Growing up, Kaling knew White's work as ultra-innocent Rose Nylund on The Golden Girls (1985-92), but she didn't discover White as "Happy Homemaker" Sue Ann Nivens on The Mary Tyler Moore Show (1970-77) until after college. (Kaling graduated from Dartmouth in 2001 with a B.A. in playwriting.)
And she'd never even heard of Password (1961-75), the game show on which White frequently appeared — and where she met her late husband, show host Allen Ludden.
Cable, satellite, digital, streaming — television is hardly as basic today as it was in 1949, when White became the medium's first female talk-show host on Hollywood on Television, or in 1951, when she starred in and produced her own sitcom spinoff, Life with Elizabeth.
White earned the first of 21 Emmy nominations for that series; her latest two were for hosting the hidden-camera reality show, Betty White's Off Their Rockers in 2013 and '14. She's won five Emmys, most recently for hosting Saturday Night Live in 2010.
And she continues to evolve with the industry: she starred on TV Land's first original sitcom, Hot in Cleveland (2010-15), and in December, she shot a new game-show pilot for ABC, as both executive producer and celebrity contestant.
For all of TV's advances, telling good stories is still the greatest challenge. And apart from a few stylistic differences, both women have starred in similar shows: classic workplace comedies where the office gang forms a "family."
While White prefers three-camera comedies shot in front of a studio audience, Kaling's sitcom is shot with one camera, as was her previous series, The Office. On that show, she played frivolous customer-relations rep Kelly Kapoor, in addition to writing and producing. To date, she's earned six Emmy nominations, including one for writing (shared with executive producer Greg Daniels); she's also won two SAG Awards and one Writers Guild Award.
White launched her TV career in 1945, and Kaling's began in 2005, but when these two talk television, they prove the truth of that old maxim: the more things change, the more they stay the same.
Betty, when you started in television, radio and movies, people said the medium wouldn't last. Did you ever think they might be right?
White: I didn't ever have that outlook. I was in radio a very little bit. But television has been my baby forever. For me, it was always, "We're in television now. I may not get to film, but I'm in television." [Laughs] It seemed like it would [last], because you were bringing things right into people's homes.
They didn't have to go anywhere except the living room or wherever the television set was. And they could see the world.
You both got your start writing for shows you were on. What was that like as a learning experience?
White: On Life with Elizabeth, George Tibbies was our writing staff. He'd pick me up and drive me to work and drive me home, and in the car we'd talk about what we'd do next week.

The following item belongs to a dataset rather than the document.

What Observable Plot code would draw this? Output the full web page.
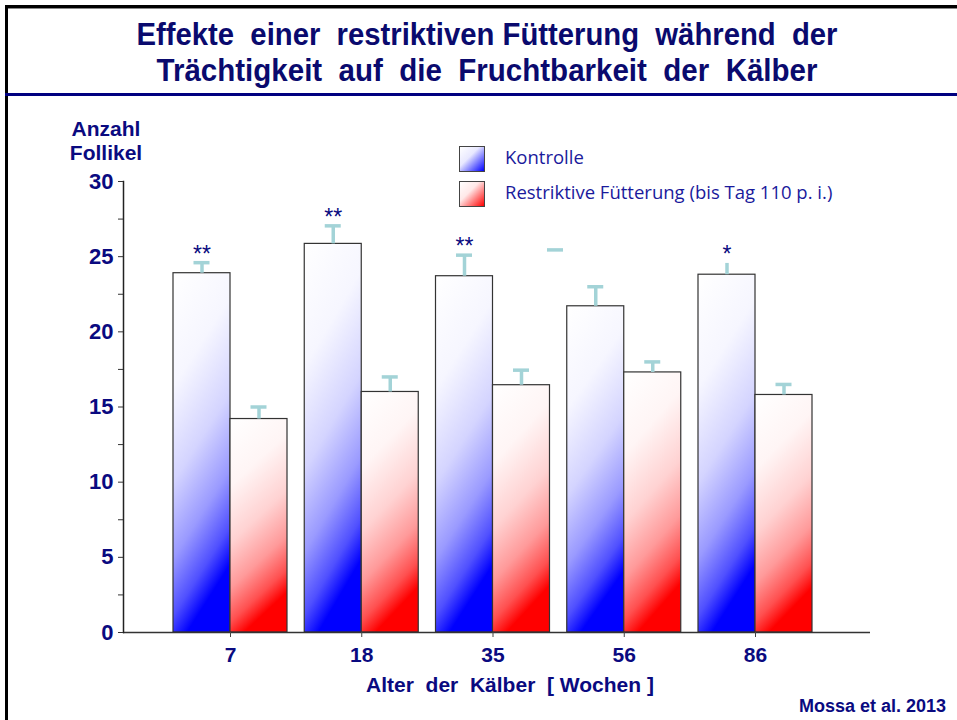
<!DOCTYPE html>
<html>
<head>
<meta charset="utf-8">
<script src="https://cdn.jsdelivr.net/npm/d3@7"></script>
<script src="https://cdn.jsdelivr.net/npm/@observablehq/plot@0.6"></script>
<style>
  body { margin: 0; background: #fff; }
  #page { position: relative; width: 957px; height: 720px; overflow: hidden; background: #fff;
          font-family: "Liberation Sans", Arial, sans-serif; }
  .line { position: absolute; }
  .txt { position: absolute; white-space: pre; color: #0a0a80; font-weight: bold; }
  #chart { position: absolute; left: 0; top: 100px; }
  #title { position: absolute; left: 0; top: 0; }
  .legend { position: absolute; font-family: "Open Sans", Lato, sans-serif; font-size: 18.5px; color: #1a1a9c; white-space: pre; }
  .swatch { position: absolute; width: 26px; height: 26px; box-sizing: border-box; border: 1px solid #444; }
</style>
</head>
<body>
<div id="page">
  <svg width="0" height="0" style="position:absolute">
    <defs>
      <linearGradient id="gradK" x1="0" y1="0" x2="0.25" y2="1">
        <stop offset="0" stop-color="#ffffff"/>
        <stop offset="0.3" stop-color="#f6f6ff"/>
        <stop offset="0.55" stop-color="#d4d4ff"/>
        <stop offset="0.75" stop-color="#9a9aff"/>
        <stop offset="0.9" stop-color="#5050ff"/>
        <stop offset="1" stop-color="#0000ff"/>
      </linearGradient>
      <linearGradient id="gradR" x1="0" y1="0" x2="0.25" y2="1">
        <stop offset="0" stop-color="#ffffff"/>
        <stop offset="0.3" stop-color="#fff5f5"/>
        <stop offset="0.55" stop-color="#ffd2d2"/>
        <stop offset="0.75" stop-color="#ff9a9a"/>
        <stop offset="0.9" stop-color="#ff5050"/>
        <stop offset="1" stop-color="#ff0000"/>
      </linearGradient>
      <filter id="soft" filterUnits="userSpaceOnUse" x="0" y="0" width="957" height="577">
        <feGaussianBlur stdDeviation="0.6"/>
      </filter>
    </defs>
  </svg>

  <!-- slide frame -->
  <div class="line" style="left:5px;top:5px;width:952px;height:3px;background:#000"></div>
  <div class="line" style="left:5px;top:8px;width:952px;height:1px;background:#888"></div>
  <div class="line" style="left:5px;top:5px;width:3px;height:715px;background:#000"></div>
  <div class="line" style="left:5px;top:93px;width:952px;height:3px;background:#000080"></div>

  <svg id="title" width="957" height="92">
    <text x="487" y="45" text-anchor="middle" textLength="701" lengthAdjust="spacingAndGlyphs"
          font-family="'Liberation Sans Narrow', 'Liberation Sans', Arial, sans-serif" font-weight="bold"
          font-size="31" fill="#0a0a6e" xml:space="preserve">Effekte  einer  restriktiven Fütterung  während  der</text>
    <text x="487" y="81" text-anchor="middle" textLength="661" lengthAdjust="spacingAndGlyphs"
          font-family="'Liberation Sans Narrow', 'Liberation Sans', Arial, sans-serif" font-weight="bold"
          font-size="31" fill="#0a0a6e" xml:space="preserve">Trächtigkeit  auf  die  Fruchtbarkeit  der  Kälber</text>
  </svg>

  <div class="txt" style="left:58px;width:96px;text-align:center;top:117px;font-size:21px;line-height:24px">Anzahl
Follikel</div>

  <div class="swatch" style="left:459px;top:146px;background:linear-gradient(135deg,#ffffff 0%,#e8e8ff 40%,#0000ff 100%)"></div>
  <div class="swatch" style="left:459px;top:181px;background:linear-gradient(135deg,#ffffff 0%,#ffe8e8 40%,#ff0000 100%)"></div>
  <div class="legend" style="left:505px;top:144px">Kontrolle</div>
  <div class="legend" style="left:505px;top:179px">Restriktive Fütterung (bis Tag 110 p. i.)</div>

  <div id="chart"></div>

  <div class="txt" style="left:310px;width:400px;text-align:center;top:673px;font-size:21px">Alter  der  Kälber  [ Wochen ]</div>
  <div class="txt" style="right:11px;top:696px;font-size:18px">Mossa et al. 2013</div>
</div>

<script>
// Age of the calves (weeks)
const ages = ["7", "18", "35", "56", "86"];
// Number of follicles, control group, and the height of its error bar
const kontrolle = [23.9, 25.85, 23.7, 21.7, 23.8];
const kontrolleErr = [0.7, 1.2, 1.4, 1.3, 0.75];
const kontrolleCap = [true, true, true, true, false];
// Number of follicles, restricted feeding (until day 110 p. i.)
const restriktiv = [14.2, 16.0, 16.45, 17.3, 15.8];
const restriktivErr = [0.8, 1.0, 1.0, 0.7, 0.7];
// Significance markers over the control bars
const signif = ["**", "**", "**", "", "*"];
// A lone error-bar cap sitting between the 35 and 56 week groups
const strayCaps = [{age: "35", value: 25.45}];

const yTicks = [0, 5, 10, 15, 20, 25, 30];
const yMinorTicks = [2.5, 7.5, 12.5, 17.5, 22.5, 27.5];

const kRows = ages.map((age, i) => ({age, value: kontrolle[i], top: kontrolle[i] + kontrolleErr[i], cap: kontrolleCap[i], sig: signif[i]}));
const rRows = ages.map((age, i) => ({age, value: restriktiv[i], top: restriktiv[i] + restriktivErr[i], cap: true}));

const NAVY = "#0a0a80";
const ERR = "#a3d3d7";
const BAND = 114;          // width of one age group (two bars)
const HALF = BAND / 2;     // one bar
const Q = BAND / 4;        // offset from group centre to a bar centre
const CAP = 16;            // cap length

const errStyle = {stroke: ERR, strokeWidth: 3.5, ariaLabel: "error bar"};

const chart = Plot.plot({
  width: 957,
  height: 577,
  marginTop: 81,
  marginBottom: 45,
  marginLeft: 123,
  marginRight: 87,
  style: {fontFamily: "'Liberation Sans', Arial, sans-serif", background: "transparent"},
  x: {domain: ages, range: [173, 812], paddingInner: 1 - BAND / 131.25, paddingOuter: 0, round: false},
  y: {domain: [0, 30]},
  marks: [
    Plot.barY(kRows, {x: "age", y: "value", insetRight: HALF, fill: "url(#gradK)", stroke: "#333", strokeWidth: 1.2}),
    Plot.barY(rRows, {x: "age", y: "value", insetLeft: HALF, fill: "url(#gradR)", stroke: "#333", strokeWidth: 1.2}),
    Plot.ruleX(kRows, {x: "age", y1: "value", y2: "top", dx: -Q, ...errStyle}),
    Plot.ruleX(rRows, {x: "age", y1: "value", y2: "top", dx: Q, ...errStyle}),
    Plot.tickY(kRows.filter(d => d.cap), {x: "age", y: "top", insetLeft: Q - CAP / 2, insetRight: BAND - Q - CAP / 2, ...errStyle}),
    Plot.tickY(rRows, {x: "age", y: "top", insetLeft: BAND - Q - CAP / 2, insetRight: Q - CAP / 2, ...errStyle}),
    Plot.tickY(strayCaps, {x: "age", y: "value", insetLeft: BAND - Q - CAP / 2, insetRight: Q - CAP / 2, dx: 34, ...errStyle}),
    Plot.text(kRows.filter(d => d.sig), {x: "age", y: "top", text: "sig", dx: -Q, dy: -1, lineAnchor: "bottom", fontSize: 23, fill: NAVY}),
    Plot.ruleY([0], {stroke: "#333", strokeWidth: 1.5}),
    Plot.frame({anchor: "left", stroke: "#222", strokeWidth: 1.5}),
    Plot.axisY({ticks: yTicks, tickSize: 5, tickPadding: 5, fontSize: 22, fontWeight: "bold", fill: NAVY, stroke: "#333", label: null}),
    Plot.axisY({ticks: yMinorTicks, tickSize: 5, text: null, stroke: "#333", label: null}),
    Plot.axisX({tickSize: 5, tickPadding: 10, fontSize: 21, fontWeight: "bold", fill: NAVY, stroke: "#444", label: null})
  ]
});
// soften the error bars slightly
d3.select(chart).selectAll('g[aria-label="error bar"]').attr("filter", "url(#soft)");
document.getElementById("chart").appendChild(chart);
</script>
</body>
</html>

Many times we'd make it up on the way to the studio. We wound up producing it — we didn't hire extra people. Everybody was doing everything: writing, directing and producing.
Kaling: Television has been my source of steady employment since I was 24. I was on The Office with Greg Daniels for eight years, and that's what I thought a job should be. That's a lot how I run my show.

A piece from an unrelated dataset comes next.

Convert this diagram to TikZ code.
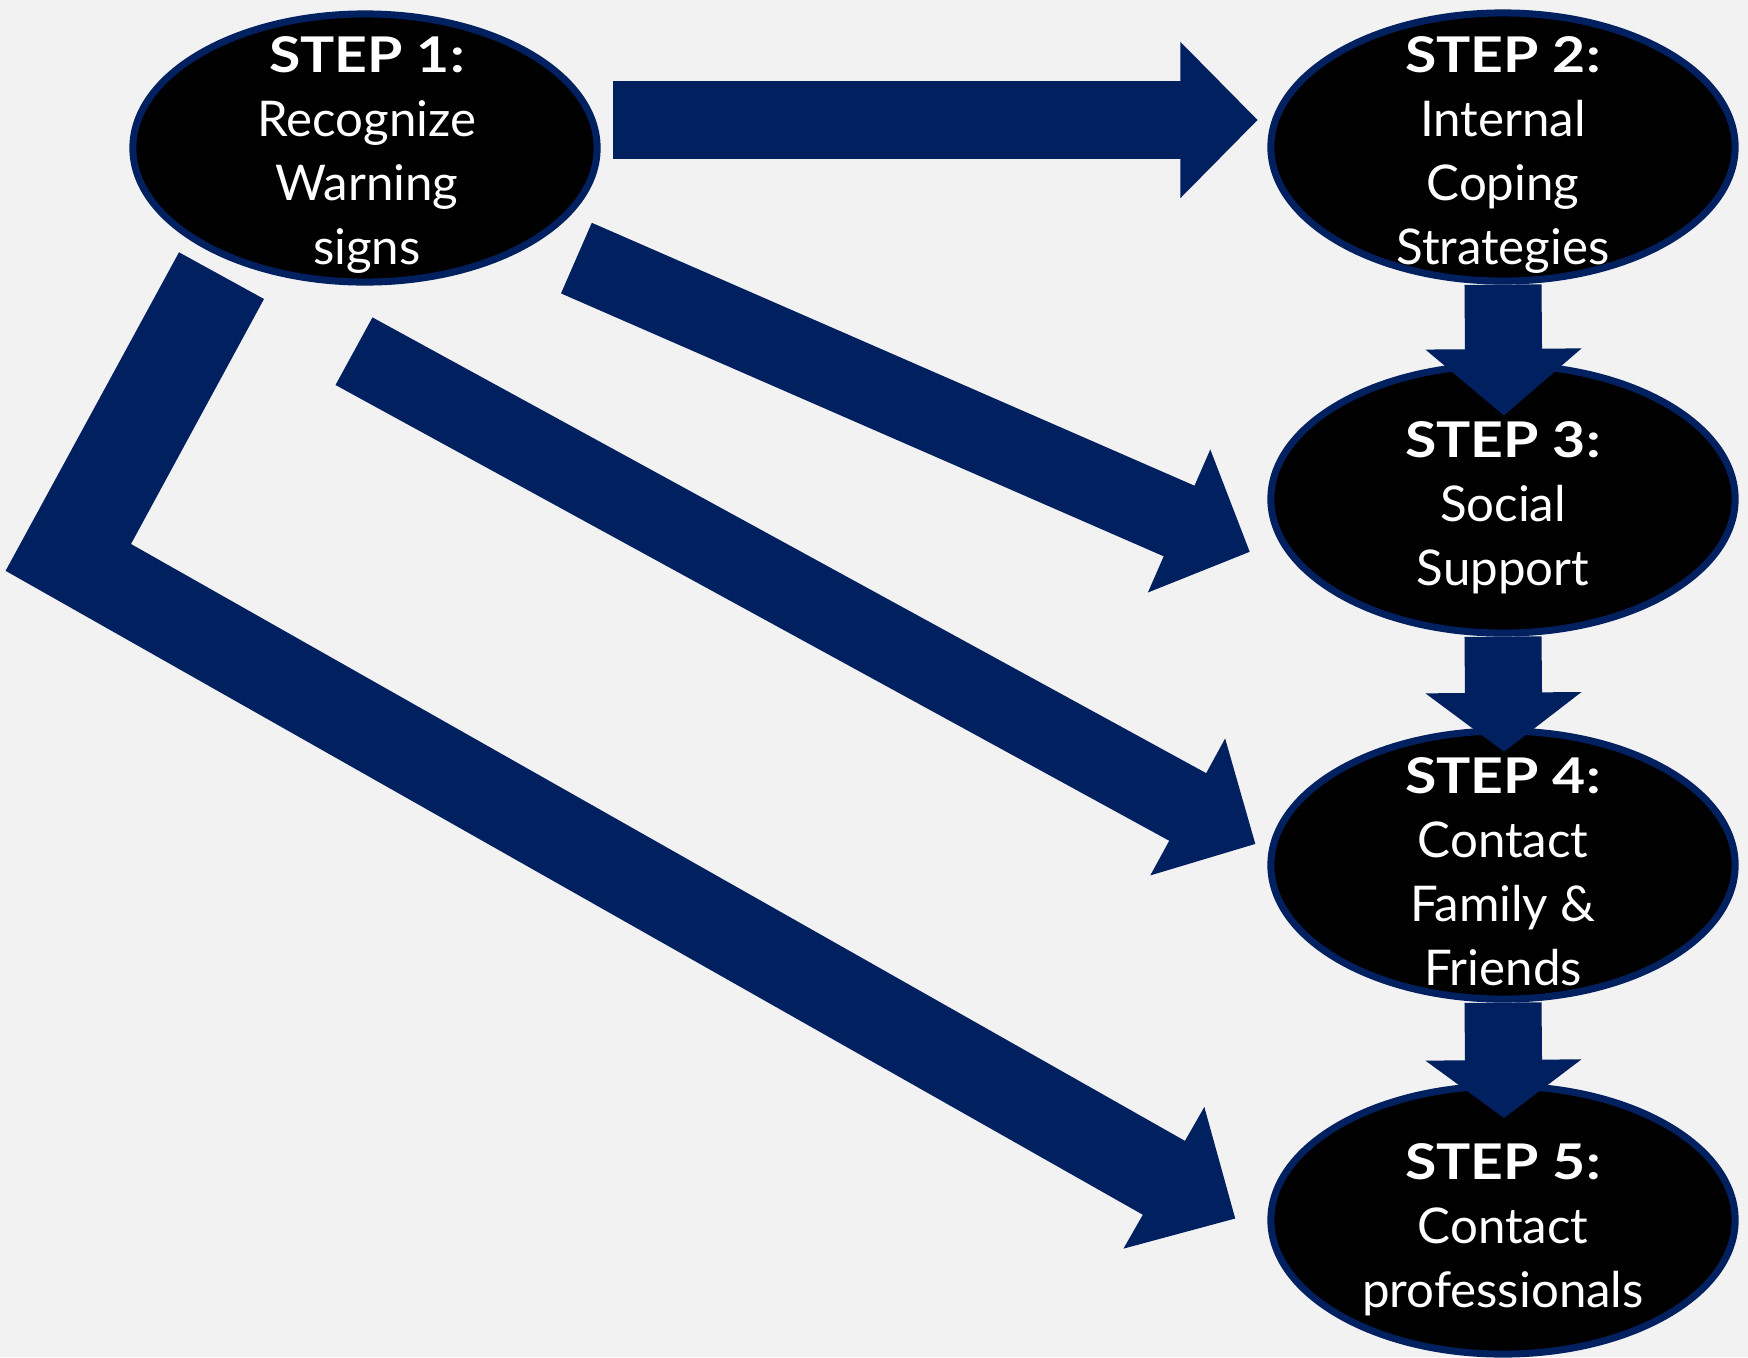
\documentclass[tikz,border=0pt]{standalone}
\usepackage{fontspec}
\setmainfont{Lato}
\usetikzlibrary{calc,shapes.geometric}
\definecolor{stepnavy}{HTML}{002060}
\definecolor{pagegray}{HTML}{F2F2F2}

\newcommand{\blockarrow}[3][0.77cm]{%
  \coordinate (hb) at ($(#3)!#1!(#2)$);
  \draw[stepnavy, line width=0.77cm, shorten >=-0.5pt] (#2) -- (hb);
  \fill[stepnavy] ($(hb)!0.78cm!90:(#3)$) -- (#3) -- ($(hb)!0.78cm!-90:(#3)$) -- cycle;
}
\newcommand{\steplabel}[1]{{\bfseries\addfontfeatures{FakeStretch=1.16}#1}}

\begin{document}
\begin{tikzpicture}[
  x=0.01cm, y=-0.01cm,
  stepoval/.style={ellipse, draw=stepnavy, line width=2pt, fill=black, minimum width=4.64cm, minimum height=2.68cm, inner sep=0pt},
  steptext/.style={text=white, align=center, inner sep=0pt, anchor=north, font=\fontsize{14pt}{18.2pt}\selectfont}
]
\useasboundingbox (0,0) rectangle (1748,1357);
\fill[pagegray] (0,0) rectangle (1748,1357);

\node[stepoval] (s1) at (365,148) {};
\node[stepoval] (s2) at (1503,147) {};
\node[stepoval] (s3) at (1503,499) {};
\node[stepoval] (s4) at (1503,865) {};
\node[stepoval] (s5) at (1503,1220) {};

\coordinate (a12s) at (613,120);
\coordinate (a12t) at (1257.5,120);
\coordinate (a13s) at (576.4,258.1);
\coordinate (a13t) at (1249.7,551.8);
\coordinate (a14s) at (354,351.2);
\coordinate (a14t) at (1255.3,843.9);
\coordinate (a23t) at (1504,415.5);
\coordinate (a34t) at (1504,751.7);
\coordinate (a45t) at (1504,1118);

\blockarrow{a12s}{a12t}
\blockarrow{a13s}{a13t}
\blockarrow{a14s}{a14t}
\blockarrow[0.665cm]{s2.south}{a23t}
\blockarrow[0.59cm]{s3.south}{a34t}
\blockarrow[0.58cm]{s4.south}{a45t}

\coordinate (a15a) at (179,252.3);
\coordinate (a15b) at (264,299);
\coordinate (a15i) at (131,544);
\coordinate (a15o) at (5.6,570.8);
\coordinate (a15t) at (1235.2,1218.5);
\coordinate (a15h) at (1163.9,1177.8);
\fill[stepnavy] (a15a) -- (a15o) -- ($(a15h)!0.425cm!-90:(a15t)$) -- ($(a15h)!0.815cm!-90:(a15t)$)
  -- (a15t) -- ($(a15h)!0.815cm!90:(a15t)$) -- ($(a15h)!0.425cm!90:(a15t)$) -- (a15i) -- (a15b) -- cycle;

\node[steptext] (t1) at (367,36) {\steplabel{STEP 1:}\\Recognize\\Warning\\signs};
\node[steptext] (t2) at (1503,36) {\steplabel{STEP 2:}\\Internal\\Coping\\Strategies};
\node[steptext] (t3) at (1503,421) {\steplabel{STEP 3:}\\Social\\Support};
\node[steptext] (t4) at (1503,756.5) {\steplabel{STEP 4:}\\Contact\\Family \&\\Friends};
\node[steptext] (t5) at (1503,1142.5) {\steplabel{STEP 5:}\\Contact\\professionals};
\end{tikzpicture}
\end{document}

The thing that scares me about movies is how you're in for six weeks and then you're gone. I always feel like: you meet a character, you want to keep learning more about them — that's the nature of television.
You both started out as the only woman in a room of men. Did you feel the need to prove yourself that much more?
White: I was completely in a man's world — but this was before the women's movement. I didn't think in those terms. I guess I was in television so early that they hadn't discovered that they shouldn't have women in there!
[Laughs] So I never felt any discrimination. It wasn't one of those things where you go, "Oh, I'm the only woman here." You were so focused on the project — I didn't get into that gender situation. Maybe everybody else did and I was too dumb to know.
Kaling: At the beginning, I was the only woman [in the writers' room] on The Office — that was for the first two years. Then there were Jennifer Celotta, Amelie Gillette and Carrie Kemper. Proving myself was less about being a woman or a minority, which is my otherness, and more about being, at 24, the only person who had not worked in TV before.
B.J. Novak had worked in network TV for two years. Mike Schur was 27 and had two Emmys for Saturday Night Live. I was sort of a late bloomer to comedy and didn't know what that environment was like. That was my big insecurity when I started.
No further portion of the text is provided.